Tüm bunların yanı sıra birden fazla doktor olması tıpta herhangi bir konudaki gerçeğin de birden fazla olduğunu göstermez. Aksine gerçek bir tane olduğu için doktorlar içerisinde konunun gerçeğini bilen veya bilemeyip yanılanlar vardır. Allah’ın Kitabında da gerçek bir tanedir. Meallerin veya hocaların çok sayıda olması bu durumu değiştirmez. Bir konuda iki farklı görüş varsa biri mutlaka yanlıştır. Allah’ın Kitabı kişiden kişiye, devirden devire, toplumdan topluma değişiklik göstermez. Gösteriyorsa Allah’ın Kitabı değildir. 

Bunları söylediğimizde bizi yeni bir ruhban sınıfı oluşturmakla suçlayanların muhakeme düzeylerinin hamam böceği mesabesinde olduğunu söylemek inşaallah hamam böceklerine hakaret sayılmaz. Ruhban sınıfı; Allah’a ait yetkilerin kendilerinde bulunduğunu iddia eden, Allah gibi günah affeden, dünya sıkıntılarından ve ahiret azabından kurtaran, kendilerini Allah’ın yanına ilah olarak yerleştirmiş sınıftır. Bu sınıf insanları din adına sömürmek için oluşturulur. Bunların Allah’ın Kitabında hangi kavram ne anlama geliyor, Rabbimiz burada bu kelimeyi neden kullanmış gibi dertleri yoktur.

Kur’an’da söylenene uygun biçimde, “Kur’an’ı anlamanın bir metodu vardır, bu metotla ayrıntılı bilgiye ve hikmete ulaşılır, bu da uzmanlık gerektiren ve bu uzmanlığa sahip bir ekiple yapılabilecek bir iştir” dediğimizde bundan o ekibe kulluk edilmesinin istendiği sonucunu çıkarmak, henüz zihinsel açıdan ana sınıfı mertebesinin dahi çok altında bir seviyede olunduğunun açık kanıtı sayılmalıdır.
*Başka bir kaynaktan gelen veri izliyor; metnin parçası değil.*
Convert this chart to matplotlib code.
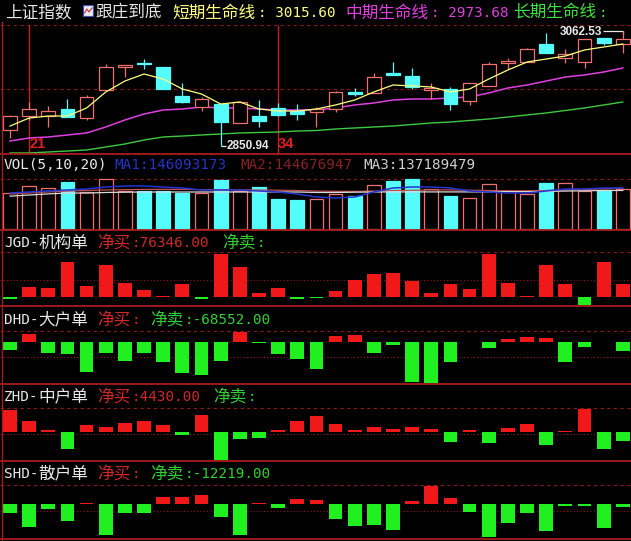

Asıl Kur’an’ın farklı şekilde yorumlanabileceğinin iddia edilmesi, iki ayeti mealinden yarım yamalak okuyanın kendisini din adına konuşabilir durumda görmesi ruhban sınıfının oluşmasına davetiye çıkarır. Nitekim Rabbimiz Kur’an’ın Allah’ın açıklamasına ulaşmak yerine bir insan tarafından açıklanmaya ve yorumlanmaya kalkılması durumunda Allah’tan başkasına kul olunabileceğini bildirmektedir.